A Chicago federal judge dismissed the complaint Thursday, saying the traders failed to state a claim in their April 2014 complaint that would allow their class-action case to proceed.
Scrutiny of high-frequency trading and whether it gives some investors unfair advantage intensified starting last year. While those examinations focused mostly on U.S. equity markets, such as dark pools run by banks and exchanges owned by companies including Nasdaq Inc., Intercontinental Exchange Inc. and Bats Global Markets Inc., high-frequency traders also are active in futures markets.
The traders who sued alleged that the owner of the Chicago Mercantile Exchange and the Chicago Board of Trade perpetrated a fraud on the marketplace. They sought to represent all users of real-time futures market data from those exchanges as early as 2007.
William Braman and the other traders claimed that by charging some traders for real-time market information, while allegedly allowing high-frequency traders to pay for superior access to that that data, the CME-owned exchanges established an unequal and two-tiered marketplace. They said that this arrangement allowed HFTs through their de facto inside trading to influence the price of financial futures artificially.
Predatory Strategies
U.S. District Judge John Robert Blakey said the complaint starts from the assumption that all high-frequency traders engage in predatory strategies in violation of rules that CME and CBOT are supposed to enforce.
Plaintiffs have not alleged that any particular HFTs violated any particular rule or regulation that the defendants were required to enforce or that the defendants knew the HFTs were doing so, he wrote.

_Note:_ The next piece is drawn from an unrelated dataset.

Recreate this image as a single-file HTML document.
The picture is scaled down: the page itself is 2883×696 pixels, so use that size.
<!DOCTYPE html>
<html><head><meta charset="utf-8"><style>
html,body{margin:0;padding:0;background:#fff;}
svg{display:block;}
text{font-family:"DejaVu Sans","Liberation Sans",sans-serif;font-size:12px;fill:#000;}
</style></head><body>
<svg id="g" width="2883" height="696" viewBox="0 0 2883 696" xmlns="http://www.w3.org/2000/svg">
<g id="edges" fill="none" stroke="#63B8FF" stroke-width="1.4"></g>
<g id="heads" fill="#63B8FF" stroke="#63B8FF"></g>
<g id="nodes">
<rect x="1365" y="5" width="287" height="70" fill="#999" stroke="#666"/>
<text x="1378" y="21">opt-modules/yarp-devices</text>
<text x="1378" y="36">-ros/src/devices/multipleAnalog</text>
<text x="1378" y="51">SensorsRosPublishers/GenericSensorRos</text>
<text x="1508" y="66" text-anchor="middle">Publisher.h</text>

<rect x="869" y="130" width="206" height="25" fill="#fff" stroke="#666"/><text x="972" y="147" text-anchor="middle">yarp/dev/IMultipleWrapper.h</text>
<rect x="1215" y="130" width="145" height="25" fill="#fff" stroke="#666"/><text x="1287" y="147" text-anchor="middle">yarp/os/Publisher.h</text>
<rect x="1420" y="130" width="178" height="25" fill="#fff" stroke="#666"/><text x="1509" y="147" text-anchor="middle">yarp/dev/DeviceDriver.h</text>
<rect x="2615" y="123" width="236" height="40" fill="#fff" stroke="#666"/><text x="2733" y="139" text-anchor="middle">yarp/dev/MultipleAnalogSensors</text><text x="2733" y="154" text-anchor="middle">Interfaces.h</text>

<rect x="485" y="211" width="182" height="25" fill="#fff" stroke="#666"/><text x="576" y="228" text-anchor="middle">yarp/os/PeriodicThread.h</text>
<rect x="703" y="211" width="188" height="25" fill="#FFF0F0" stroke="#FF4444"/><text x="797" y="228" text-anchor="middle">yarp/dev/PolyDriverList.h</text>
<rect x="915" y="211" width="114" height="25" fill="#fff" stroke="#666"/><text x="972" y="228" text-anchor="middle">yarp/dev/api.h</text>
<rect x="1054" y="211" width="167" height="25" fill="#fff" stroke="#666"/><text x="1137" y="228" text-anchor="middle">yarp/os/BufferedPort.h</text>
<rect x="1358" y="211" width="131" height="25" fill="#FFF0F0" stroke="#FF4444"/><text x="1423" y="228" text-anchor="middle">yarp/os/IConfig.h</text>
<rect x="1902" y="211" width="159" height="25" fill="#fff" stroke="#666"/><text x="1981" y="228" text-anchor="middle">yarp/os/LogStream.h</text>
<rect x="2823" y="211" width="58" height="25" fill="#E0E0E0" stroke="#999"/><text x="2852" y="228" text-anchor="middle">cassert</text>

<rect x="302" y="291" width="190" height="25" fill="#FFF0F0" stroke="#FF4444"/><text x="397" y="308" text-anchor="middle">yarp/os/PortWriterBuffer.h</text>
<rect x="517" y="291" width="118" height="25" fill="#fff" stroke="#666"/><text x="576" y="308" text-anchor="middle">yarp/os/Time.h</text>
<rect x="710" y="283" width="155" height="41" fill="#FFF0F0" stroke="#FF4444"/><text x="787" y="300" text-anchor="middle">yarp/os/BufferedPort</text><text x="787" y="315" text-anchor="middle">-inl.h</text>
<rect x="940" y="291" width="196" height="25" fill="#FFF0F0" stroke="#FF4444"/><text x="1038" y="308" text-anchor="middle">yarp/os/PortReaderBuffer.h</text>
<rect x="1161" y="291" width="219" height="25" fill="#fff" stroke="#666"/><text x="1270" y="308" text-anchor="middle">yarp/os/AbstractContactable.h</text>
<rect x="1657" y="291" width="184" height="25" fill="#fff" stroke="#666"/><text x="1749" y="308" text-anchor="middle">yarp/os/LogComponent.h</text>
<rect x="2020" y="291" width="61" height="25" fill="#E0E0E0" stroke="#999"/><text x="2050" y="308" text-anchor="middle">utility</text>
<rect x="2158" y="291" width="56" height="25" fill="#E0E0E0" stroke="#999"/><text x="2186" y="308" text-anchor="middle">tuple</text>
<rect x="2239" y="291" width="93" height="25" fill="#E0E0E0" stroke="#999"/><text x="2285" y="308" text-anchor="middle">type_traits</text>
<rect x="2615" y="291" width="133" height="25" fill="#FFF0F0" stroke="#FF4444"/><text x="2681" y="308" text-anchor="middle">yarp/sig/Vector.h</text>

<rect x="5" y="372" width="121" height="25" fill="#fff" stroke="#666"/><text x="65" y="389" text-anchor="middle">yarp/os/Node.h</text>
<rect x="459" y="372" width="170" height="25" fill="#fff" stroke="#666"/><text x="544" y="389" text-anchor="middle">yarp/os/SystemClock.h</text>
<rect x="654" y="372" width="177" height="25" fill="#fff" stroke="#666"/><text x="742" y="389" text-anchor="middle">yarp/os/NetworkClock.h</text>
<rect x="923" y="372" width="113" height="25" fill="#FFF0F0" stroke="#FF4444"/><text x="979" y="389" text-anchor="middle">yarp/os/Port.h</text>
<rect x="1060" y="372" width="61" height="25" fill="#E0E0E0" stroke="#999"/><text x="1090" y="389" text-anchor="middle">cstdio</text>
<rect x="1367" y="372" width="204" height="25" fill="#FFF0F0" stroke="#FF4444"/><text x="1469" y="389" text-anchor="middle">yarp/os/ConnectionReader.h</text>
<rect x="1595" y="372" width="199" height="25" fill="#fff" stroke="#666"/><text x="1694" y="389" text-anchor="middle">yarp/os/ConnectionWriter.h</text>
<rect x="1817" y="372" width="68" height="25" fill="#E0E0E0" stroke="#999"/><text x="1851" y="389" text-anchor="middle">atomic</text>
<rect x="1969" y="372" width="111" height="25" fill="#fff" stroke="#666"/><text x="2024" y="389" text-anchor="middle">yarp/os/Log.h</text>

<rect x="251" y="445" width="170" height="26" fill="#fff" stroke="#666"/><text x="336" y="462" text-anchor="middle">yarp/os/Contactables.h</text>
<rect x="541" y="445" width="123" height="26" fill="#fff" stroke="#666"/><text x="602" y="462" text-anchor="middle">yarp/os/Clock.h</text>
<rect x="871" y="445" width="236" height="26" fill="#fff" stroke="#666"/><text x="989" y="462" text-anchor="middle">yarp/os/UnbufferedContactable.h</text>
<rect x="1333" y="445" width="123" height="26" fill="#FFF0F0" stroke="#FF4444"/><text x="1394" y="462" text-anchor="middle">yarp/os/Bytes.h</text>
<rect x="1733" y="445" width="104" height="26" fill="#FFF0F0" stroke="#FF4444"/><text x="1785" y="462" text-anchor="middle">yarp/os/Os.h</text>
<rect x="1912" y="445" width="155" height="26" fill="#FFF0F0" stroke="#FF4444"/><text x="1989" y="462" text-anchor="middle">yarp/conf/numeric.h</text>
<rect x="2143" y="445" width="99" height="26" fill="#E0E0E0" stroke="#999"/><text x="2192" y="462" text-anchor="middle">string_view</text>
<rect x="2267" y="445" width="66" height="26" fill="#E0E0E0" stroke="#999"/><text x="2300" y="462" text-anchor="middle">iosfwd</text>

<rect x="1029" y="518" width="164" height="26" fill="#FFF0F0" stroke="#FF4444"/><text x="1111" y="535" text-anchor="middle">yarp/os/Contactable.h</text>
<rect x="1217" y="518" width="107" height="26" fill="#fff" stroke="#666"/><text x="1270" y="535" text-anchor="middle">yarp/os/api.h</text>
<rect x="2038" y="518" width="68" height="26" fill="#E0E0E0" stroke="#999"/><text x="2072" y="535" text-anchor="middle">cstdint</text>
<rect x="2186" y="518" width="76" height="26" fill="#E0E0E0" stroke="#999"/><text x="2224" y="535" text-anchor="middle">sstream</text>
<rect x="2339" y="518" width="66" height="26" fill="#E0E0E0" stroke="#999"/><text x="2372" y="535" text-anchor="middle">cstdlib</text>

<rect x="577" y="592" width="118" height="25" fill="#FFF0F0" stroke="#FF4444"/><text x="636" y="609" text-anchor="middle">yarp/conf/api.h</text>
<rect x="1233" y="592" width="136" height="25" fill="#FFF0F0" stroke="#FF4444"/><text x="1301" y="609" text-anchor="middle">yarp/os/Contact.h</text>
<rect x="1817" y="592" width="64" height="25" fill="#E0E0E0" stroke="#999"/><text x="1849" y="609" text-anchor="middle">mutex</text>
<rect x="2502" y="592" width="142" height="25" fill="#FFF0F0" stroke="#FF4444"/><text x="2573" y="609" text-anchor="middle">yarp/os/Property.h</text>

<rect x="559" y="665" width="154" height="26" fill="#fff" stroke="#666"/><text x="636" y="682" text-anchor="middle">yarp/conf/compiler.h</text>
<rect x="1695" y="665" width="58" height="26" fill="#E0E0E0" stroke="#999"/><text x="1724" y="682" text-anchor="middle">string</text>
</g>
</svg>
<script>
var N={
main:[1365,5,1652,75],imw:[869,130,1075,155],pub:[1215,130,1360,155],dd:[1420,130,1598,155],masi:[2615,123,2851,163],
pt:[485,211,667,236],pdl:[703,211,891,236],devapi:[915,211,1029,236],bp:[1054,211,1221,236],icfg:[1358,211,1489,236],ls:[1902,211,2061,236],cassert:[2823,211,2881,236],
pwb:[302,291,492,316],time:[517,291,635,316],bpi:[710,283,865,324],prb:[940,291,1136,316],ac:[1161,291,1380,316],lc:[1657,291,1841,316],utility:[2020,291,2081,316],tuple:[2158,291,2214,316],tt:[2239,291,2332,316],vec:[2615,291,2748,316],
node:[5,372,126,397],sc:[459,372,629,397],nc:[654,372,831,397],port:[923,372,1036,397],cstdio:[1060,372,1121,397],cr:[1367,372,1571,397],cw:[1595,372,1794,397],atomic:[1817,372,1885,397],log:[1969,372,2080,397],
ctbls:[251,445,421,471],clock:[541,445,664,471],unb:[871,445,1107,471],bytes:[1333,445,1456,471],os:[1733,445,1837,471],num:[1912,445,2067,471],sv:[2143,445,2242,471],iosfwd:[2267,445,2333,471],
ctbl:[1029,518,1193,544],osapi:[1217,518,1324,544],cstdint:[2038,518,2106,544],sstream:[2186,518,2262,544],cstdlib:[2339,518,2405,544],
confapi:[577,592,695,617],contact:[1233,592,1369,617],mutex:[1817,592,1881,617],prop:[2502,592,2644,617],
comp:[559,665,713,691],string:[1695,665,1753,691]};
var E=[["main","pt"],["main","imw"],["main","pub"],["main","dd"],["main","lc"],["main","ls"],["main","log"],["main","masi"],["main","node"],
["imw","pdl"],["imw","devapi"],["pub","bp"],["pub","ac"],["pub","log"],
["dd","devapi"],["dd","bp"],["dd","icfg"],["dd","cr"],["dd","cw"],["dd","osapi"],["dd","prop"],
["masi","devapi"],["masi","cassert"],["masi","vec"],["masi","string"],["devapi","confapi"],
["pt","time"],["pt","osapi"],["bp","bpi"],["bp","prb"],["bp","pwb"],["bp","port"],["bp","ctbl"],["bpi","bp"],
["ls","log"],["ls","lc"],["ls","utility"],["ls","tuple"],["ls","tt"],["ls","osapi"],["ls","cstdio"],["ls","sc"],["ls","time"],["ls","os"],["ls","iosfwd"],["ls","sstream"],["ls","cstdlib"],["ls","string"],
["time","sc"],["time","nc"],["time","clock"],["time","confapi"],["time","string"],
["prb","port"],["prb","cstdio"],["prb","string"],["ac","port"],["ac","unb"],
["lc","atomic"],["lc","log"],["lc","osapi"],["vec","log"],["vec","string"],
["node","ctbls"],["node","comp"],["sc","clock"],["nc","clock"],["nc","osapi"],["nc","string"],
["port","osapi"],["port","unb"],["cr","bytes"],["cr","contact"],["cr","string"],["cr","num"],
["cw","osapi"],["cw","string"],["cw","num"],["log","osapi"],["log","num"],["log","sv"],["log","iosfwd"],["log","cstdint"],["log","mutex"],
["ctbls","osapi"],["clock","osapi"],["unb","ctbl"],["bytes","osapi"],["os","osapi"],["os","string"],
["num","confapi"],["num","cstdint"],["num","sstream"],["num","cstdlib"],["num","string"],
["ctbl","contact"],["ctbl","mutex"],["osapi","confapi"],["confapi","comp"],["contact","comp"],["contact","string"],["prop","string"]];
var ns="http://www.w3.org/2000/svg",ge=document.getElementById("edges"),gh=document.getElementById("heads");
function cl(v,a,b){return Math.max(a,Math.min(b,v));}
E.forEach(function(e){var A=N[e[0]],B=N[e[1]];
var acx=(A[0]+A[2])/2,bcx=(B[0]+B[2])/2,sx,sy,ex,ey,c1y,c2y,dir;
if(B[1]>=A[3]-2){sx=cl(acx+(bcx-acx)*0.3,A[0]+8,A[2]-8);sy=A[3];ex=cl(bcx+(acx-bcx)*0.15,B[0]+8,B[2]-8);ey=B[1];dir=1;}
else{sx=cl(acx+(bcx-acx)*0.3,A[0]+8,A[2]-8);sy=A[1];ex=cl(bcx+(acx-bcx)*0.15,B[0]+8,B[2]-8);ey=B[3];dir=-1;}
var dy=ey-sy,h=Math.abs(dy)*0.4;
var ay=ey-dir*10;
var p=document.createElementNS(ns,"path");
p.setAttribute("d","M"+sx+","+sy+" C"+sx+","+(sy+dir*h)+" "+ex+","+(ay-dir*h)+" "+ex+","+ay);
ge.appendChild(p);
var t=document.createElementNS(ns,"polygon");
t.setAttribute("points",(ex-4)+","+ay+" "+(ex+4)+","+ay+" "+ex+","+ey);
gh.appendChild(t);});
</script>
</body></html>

Victor E. Stewart, a lawyer for the traders, said his law firm and clients are considering their options. He declined in an e-mail to comment further on the ruling.
CME Group has maintained since this suit was filed that the case was without merit and is gratified that today the judge concluded that it should not proceed further, Laurie Bischel, a spokeswoman for the company, said in an e-mail.
CME Group offers futures based on interest rates, equity indexes, currencies, energy products and agricultural commodities.
The case is Braman v. CME Group Inc., 14-cv-02646, U.S. District Court, Northern District of Illinois (Chicago).